## Your goal
Every line of the listing must be reproduced as it stands. Leave the images behind.

## Recorded information
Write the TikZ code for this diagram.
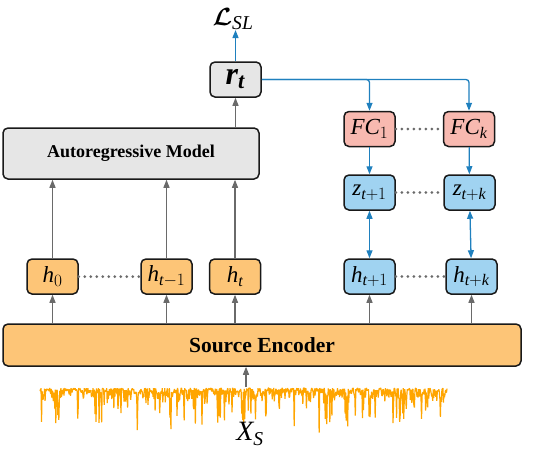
\documentclass[tikz,border=0pt]{standalone}
\usepackage{amsmath, bm}
\usepackage{fontspec}
\setmainfont{Liberation Serif}
\usetikzlibrary{positioning, arrows.meta}

\definecolor{encfill}{HTML}{FDC577}
\definecolor{predfill}{HTML}{A0D3F1}
\definecolor{fcfill}{HTML}{F8B9B0}
\definecolor{arfill}{HTML}{E6E6E6}
\definecolor{arrowgray}{HTML}{6A6A6A}
\definecolor{arrowblue}{HTML}{1F80BE}
\definecolor{wave}{HTML}{FFA500}

\newcommand{\iv}[1]{\textit{#1}}

\tikzset{
  box/.style = {draw = black!90, line width = 1.5pt, rounded corners = 5pt, inner sep = 0pt},
  small/.style = {box, minimum width = 51pt, minimum height = 35pt, font = \fontsize{23}{25}\selectfont},
  hbox/.style = {small, fill = encfill},
  zbox/.style = {small, fill = predfill},
  fcbox/.style = {small, fill = fcfill},
  up/.style = {-{Triangle[length = 8pt, width = 6pt]}, line width = 1.3pt, draw = arrowgray},
  blue/.style = {-{Triangle[length = 8pt, width = 6pt]}, line width = 1.3pt, draw = arrowblue},
  dots/.style = {draw = arrowgray, line width = 3pt, dash pattern = on 0pt off 6pt, line cap = round}
}

\begin{document}
\begin{tikzpicture}[x = 1pt, y = -1pt]
  \useasboundingbox (0,0) rectangle (534,452);

  \node (encoder) [box, fill = encfill, minimum width = 518pt, minimum height = 42pt, font = \fontsize{21.5}{23}\selectfont\bfseries] at (262,345) {Source Encoder};

  \node (hzero) [hbox] at (52.5,276.5) {$\iv{h}_0$};
  \node (htm) [hbox] at (166.5,276.5) {$\iv{h}_{\iv{t}-1}$};
  \node (ht) [hbox, right = 16pt of htm] {$\iv{h}_{\iv{t}}$};
  \node (hone) [zbox] at (369.5,276.5) {$\iv{h}_{\iv{t}+1}$};
  \node (hk) [zbox] at (471.5,276.5) {$\iv{h}_{\iv{t}+\iv{k}}$};

  \node (ar) [box, fill = arfill, minimum width = 256pt, minimum height = 51pt, font = \fontsize{18}{20}\selectfont\bfseries] at (131,153.5) {Autoregressive Model};
  \node (rt) [small, fill = arfill, font = \fontsize{32}{34}\selectfont] at (235.5,79.5) {$\textbf{\textit{r}}_{\textbf{\textit{t}}}$};
  \node (loss) [inner sep = 0pt, font = \fontsize{28}{30}\selectfont] at (233,19) {$\bm{\mathcal{L}}_{\iv{SL}}$};

  \node (fcone) [fcbox] at (369.5,129) {$\iv{FC}_1$};
  \node (fck) [fcbox] at (469,129) {$\iv{FC}_{\iv{k}}$};
  \node (zone) [zbox] at (369.5,192.5) {$\iv{z}_{\iv{t}+1}$};
  \node (zk) [zbox] at (469.5,192.5) {$\iv{z}_{\iv{t}+\iv{k}}$};

  % input signal
  \pgfmathsetseed{7}
  \draw[wave, line width = 1.2pt, line join = bevel] plot[domain = 40:447, samples = 800] (\x, {388 + 16*rnd*rnd + ifthenelse(rnd > 0.88, 12 + 24*rnd, 0)});
  \coordinate (sigtop) at (246,387);
  \node (xs) [inner sep = 0pt, font = \fontsize{28}{30}\selectfont] at (250,434) {$\iv{X}_{\iv{S}}$};

  \draw[up] (sigtop) -- (sigtop |- encoder.south);
  \foreach \h in {hzero, htm, ht, hone, hk}
    \draw[up] (\h |- encoder.north) -- (\h.south);
  \foreach \h in {hzero, htm, ht}
    \draw[up] (\h.north) -- (\h |- ar.south);
  \draw[up] (rt |- ar.north) -- (rt.south);

  \draw[blue] (rt.north) -- (rt.north |- loss.south);
  \draw[blue, rounded corners = 3pt] (rt.east) -| (fcone.north);
  \draw[blue, rounded corners = 3pt] (rt.east) -| (fck.north);
  \draw[blue] (fcone) -- (zone);
  \draw[blue] (fck) -- (zk);
  \draw[blue, {Triangle[length = 8pt, width = 6pt]}-{Triangle[length = 8pt, width = 6pt]}] (hone) -- (zone);
  \draw[blue, {Triangle[length = 8pt, width = 6pt]}-{Triangle[length = 8pt, width = 6pt]}] (hk) -- (zk);

  \draw[dots] (hzero) -- (htm);
  \draw[dots] (hone) -- (hk);
  \draw[dots] (fcone) -- (fck);
  \draw[dots] (zone) -- (zk);
\end{tikzpicture}
\end{document}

## Answer to the task
Write the TikZ code for this diagram.
\documentclass[tikz,border=0pt]{standalone}
\usepackage{amsmath, bm}
\usepackage{fontspec}
\setmainfont{Liberation Serif}
\usetikzlibrary{positioning, arrows.meta}

\definecolor{encfill}{HTML}{FDC577}
\definecolor{predfill}{HTML}{A0D3F1}
\definecolor{fcfill}{HTML}{F8B9B0}
\definecolor{arfill}{HTML}{E6E6E6}
\definecolor{arrowgray}{HTML}{6A6A6A}
\definecolor{arrowblue}{HTML}{1F80BE}
\definecolor{wave}{HTML}{FFA500}

\newcommand{\iv}[1]{\textit{#1}}

\tikzset{
  box/.style = {draw = black!90, line width = 1.5pt, rounded corners = 5pt, inner sep = 0pt},
  small/.style = {box, minimum width = 51pt, minimum height = 35pt, font = \fontsize{23}{25}\selectfont},
  hbox/.style = {small, fill = encfill},
  zbox/.style = {small, fill = predfill},
  fcbox/.style = {small, fill = fcfill},
  up/.style = {-{Triangle[length = 8pt, width = 6pt]}, line width = 1.3pt, draw = arrowgray},
  blue/.style = {-{Triangle[length = 8pt, width = 6pt]}, line width = 1.3pt, draw = arrowblue},
  dots/.style = {draw = arrowgray, line width = 3pt, dash pattern = on 0pt off 6pt, line cap = round}
}

\begin{document}
\begin{tikzpicture}[x = 1pt, y = -1pt]
  \useasboundingbox (0,0) rectangle (534,452);

  \node (encoder) [box, fill = encfill, minimum width = 518pt, minimum height = 42pt, font = \fontsize{21.5}{23}\selectfont\bfseries] at (262,345) {Source Encoder};

  \node (hzero) [hbox] at (52.5,276.5) {$\iv{h}_0$};
  \node (htm) [hbox] at (166.5,276.5) {$\iv{h}_{\iv{t}-1}$};
  \node (ht) [hbox, right = 16pt of htm] {$\iv{h}_{\iv{t}}$};
  \node (hone) [zbox] at (369.5,276.5) {$\iv{h}_{\iv{t}+1}$};
  \node (hk) [zbox] at (471.5,276.5) {$\iv{h}_{\iv{t}+\iv{k}}$};

  \node (ar) [box, fill = arfill, minimum width = 256pt, minimum height = 51pt, font = \fontsize{18}{20}\selectfont\bfseries] at (131,153.5) {Autoregressive Model};
  \node (rt) [small, fill = arfill, font = \fontsize{32}{34}\selectfont] at (235.5,79.5) {$\textbf{\textit{r}}_{\textbf{\textit{t}}}$};
  \node (loss) [inner sep = 0pt, font = \fontsize{28}{30}\selectfont] at (233,19) {$\bm{\mathcal{L}}_{\iv{SL}}$};

  \node (fcone) [fcbox] at (369.5,129) {$\iv{FC}_1$};
  \node (fck) [fcbox] at (469,129) {$\iv{FC}_{\iv{k}}$};
  \node (zone) [zbox] at (369.5,192.5) {$\iv{z}_{\iv{t}+1}$};
  \node (zk) [zbox] at (469.5,192.5) {$\iv{z}_{\iv{t}+\iv{k}}$};

  % input signal
  \pgfmathsetseed{7}
  \draw[wave, line width = 1.2pt, line join = bevel] plot[domain = 40:447, samples = 800] (\x, {388 + 16*rnd*rnd + ifthenelse(rnd > 0.88, 12 + 24*rnd, 0)});
  \coordinate (sigtop) at (246,387);
  \node (xs) [inner sep = 0pt, font = \fontsize{28}{30}\selectfont] at (250,434) {$\iv{X}_{\iv{S}}$};

  \draw[up] (sigtop) -- (sigtop |- encoder.south);
  \foreach \h in {hzero, htm, ht, hone, hk}
    \draw[up] (\h |- encoder.north) -- (\h.south);
  \foreach \h in {hzero, htm, ht}
    \draw[up] (\h.north) -- (\h |- ar.south);
  \draw[up] (rt |- ar.north) -- (rt.south);

  \draw[blue] (rt.north) -- (rt.north |- loss.south);
  \draw[blue, rounded corners = 3pt] (rt.east) -| (fcone.north);
  \draw[blue, rounded corners = 3pt] (rt.east) -| (fck.north);
  \draw[blue] (fcone) -- (zone);
  \draw[blue] (fck) -- (zk);
  \draw[blue, {Triangle[length = 8pt, width = 6pt]}-{Triangle[length = 8pt, width = 6pt]}] (hone) -- (zone);
  \draw[blue, {Triangle[length = 8pt, width = 6pt]}-{Triangle[length = 8pt, width = 6pt]}] (hk) -- (zk);

  \draw[dots] (hzero) -- (htm);
  \draw[dots] (hone) -- (hk);
  \draw[dots] (fcone) -- (fck);
  \draw[dots] (zone) -- (zk);
\end{tikzpicture}
\end{document}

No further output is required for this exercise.